Of the 4,318 calls that Delmar Bethlehem EMS had last year, only 57 of them listed overdose or substance abuse as the reason for the call. The classification is determined by what is documented as the presenting problem, not a determination of what was the final diagnosis, Kroll said.
The total calls also include overdoses of any drugs or substances, such as alcohol, he said. The totals have been increasing since 2019 when there were 42 calls in the category. In 2020 there were 44, with 43 in 2021, according to the agency’s call data.
The calls for substances and overdoses were at the highest level in 2018 at 63, then settled down for four years and spiked again. Kroll noted that Delmar Bethlehem EMS is a relatively small agency and the data sets are small, but the trend is similar to what is happening elsewhere.
In Albany County, deaths from overdoses have also increased steadily, even with the wide deployment of Naloxone and increase in training on how to use it.
According to the Albany County Coroner’s office, 100 people died in 2020 with an overdose as the cause of death.

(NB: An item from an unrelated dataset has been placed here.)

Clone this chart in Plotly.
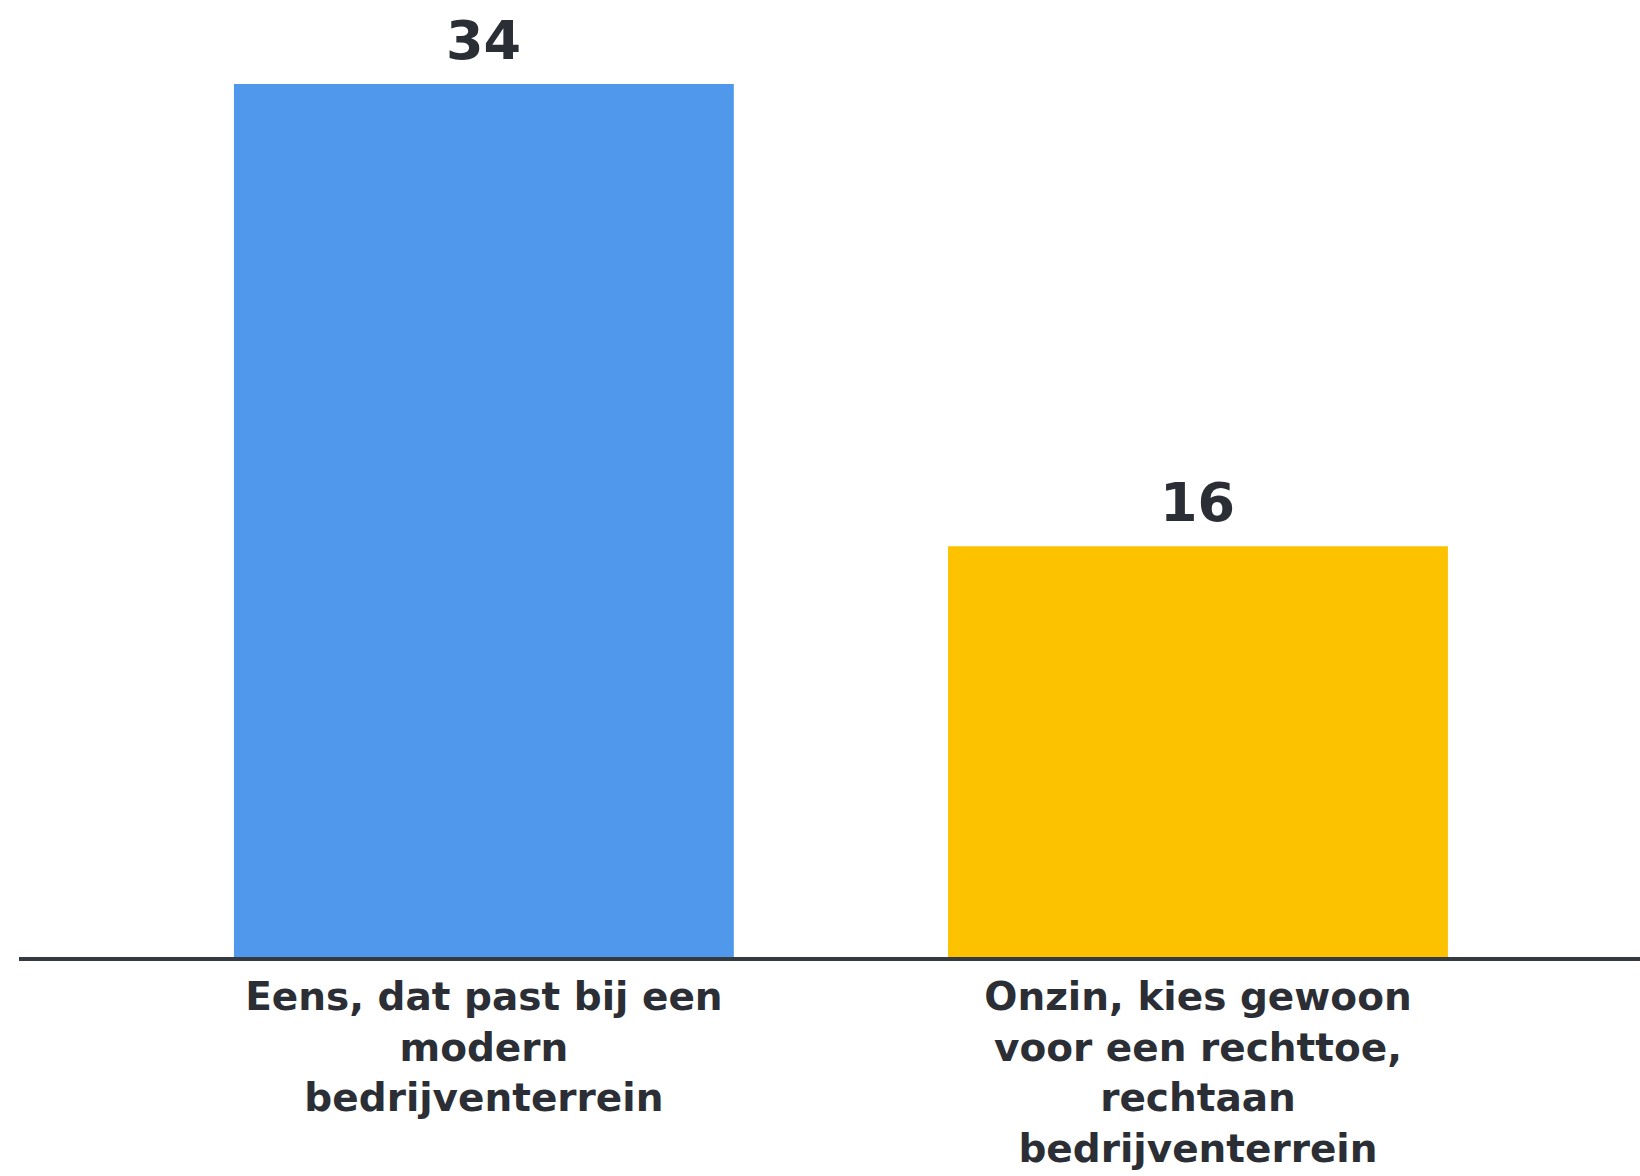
import plotly.graph_objects as go

categories = [
    "Eens, dat past bij een<br>modern<br>bedrijventerrein",
    "Onzin, kies gewoon<br>voor een rechttoe,<br>rechtaan<br>bedrijventerrein",
]
values = [34, 16]
colors = ["#4F98EC", "#FCC200"]

W, H = 1640, 1176
FONT = "DejaVu Sans"
TXT = "#2B2E34"

fig = go.Figure()
fig.add_trace(go.Bar(
    x=[0, 1], y=values, width=0.70,
    marker=dict(color=colors, line=dict(width=0)),
    hoverinfo="skip",
))
for i, v in enumerate(values):
    fig.add_annotation(
        x=i, y=v, text=str(v), showarrow=False,
        yanchor="bottom", yshift=10,
        font=dict(family=FONT, size=54, color=TXT, weight="bold"),
    )

fig.update_layout(
    width=W, height=H,
    margin=dict(l=19, r=0, t=8, b=219),
    paper_bgcolor="white", plot_bgcolor="white",
    showlegend=False,
    font=dict(family=FONT, color=TXT),
)
fig.update_xaxes(
    range=[-0.651, 1.619],
    tickmode="array", tickvals=[0, 1], ticktext=categories,
    tickfont=dict(family=FONT, size=39, color=TXT, weight="bold"),
    ticklabelstandoff=2,
    showline=True, linecolor="#343A40", linewidth=4,
    showgrid=False, zeroline=False, ticks="",
    tickangle=0,
)
fig.update_yaxes(
    range=[0, 36.96], visible=False, showgrid=False, zeroline=False,
)

fig.write_html(
    "out.html",
    config={"displayModeBar": False},
    post_script="document.body.style.margin='0';document.body.style.overflow='hidden';",
)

The number increased to 110 in 2021 and 122 in 2022. This year, there have been 31 overdose deaths in the county so far.
There has been a push nationwide and locally to expand the access to and training for administering Naloxone, the generic name of the brand Narcan. On Monday, May 1, a training session was held at the Palace Theatre in Albany.
“We train people who want it,” Apple said. “Last night we did it for 60 restaurant and venue workers at the Palace.”
Medical professionals said the increased training is an important step to keep people alive.
“We continue to expand the availability of Naloxone through Albany Med, the Albany County Sheriff and other agencies with the support of the NY Department of Health,” Dr. Michael Dailey said. “Naloxone is a fantastic drug, but you can’t give it to yourself.”
Dailey is the Chief of Pre-Hospital Medicine at Albany Medical Center and also serves as the volunteer Regional Medical Director for EMS.
Dailey said the idea is to roll out training and have Naloxone available in places where people gather, where they have access to opioids and near where the drugs are used so it can save lives.
“There has been a steady increase in overdoses region wide. There are a lot more than 10 years ago with intermittent spikes,” he said.
Another program being used is the “Leave Behind Naloxone” program which is supported by the NY Department of Health, where EMS and law enforcement are leaving doses with families when they find someone at the home is using opioids, Dailey said.
Another concern is the change in the makeup of many of the drugs purchased illegally on the street.
“Overdoses are up mainly because of the strength of the drugs, as well as the mixture of other compounds such as Xylazine, which Narcan will not work on,” Apple said.
According to the National Capital Poison Center, Xylazine, known on the street as “tranq,” is an animal tranquilizer, and Ketomine, a human and veterinary anesthetic drug, have been increasingly found in street drugs because they are less expensive additives. Naloxone does not counteract the effects of these drugs when someone is overdosing.
“These are very powerful and effective drugs when used for their intended purposes,” Dailey said. “They are very dangerous when used outside of that purpose.”
“Drug abuse affects people from all quarters, all ages and all parts of our community. It affects teenagers, senior citizens, people who go to work everyday and those who struggle from addiction.” Kroll said. “People should not think that this can’t affect them because this is happening to our own neighbors, friends or families.”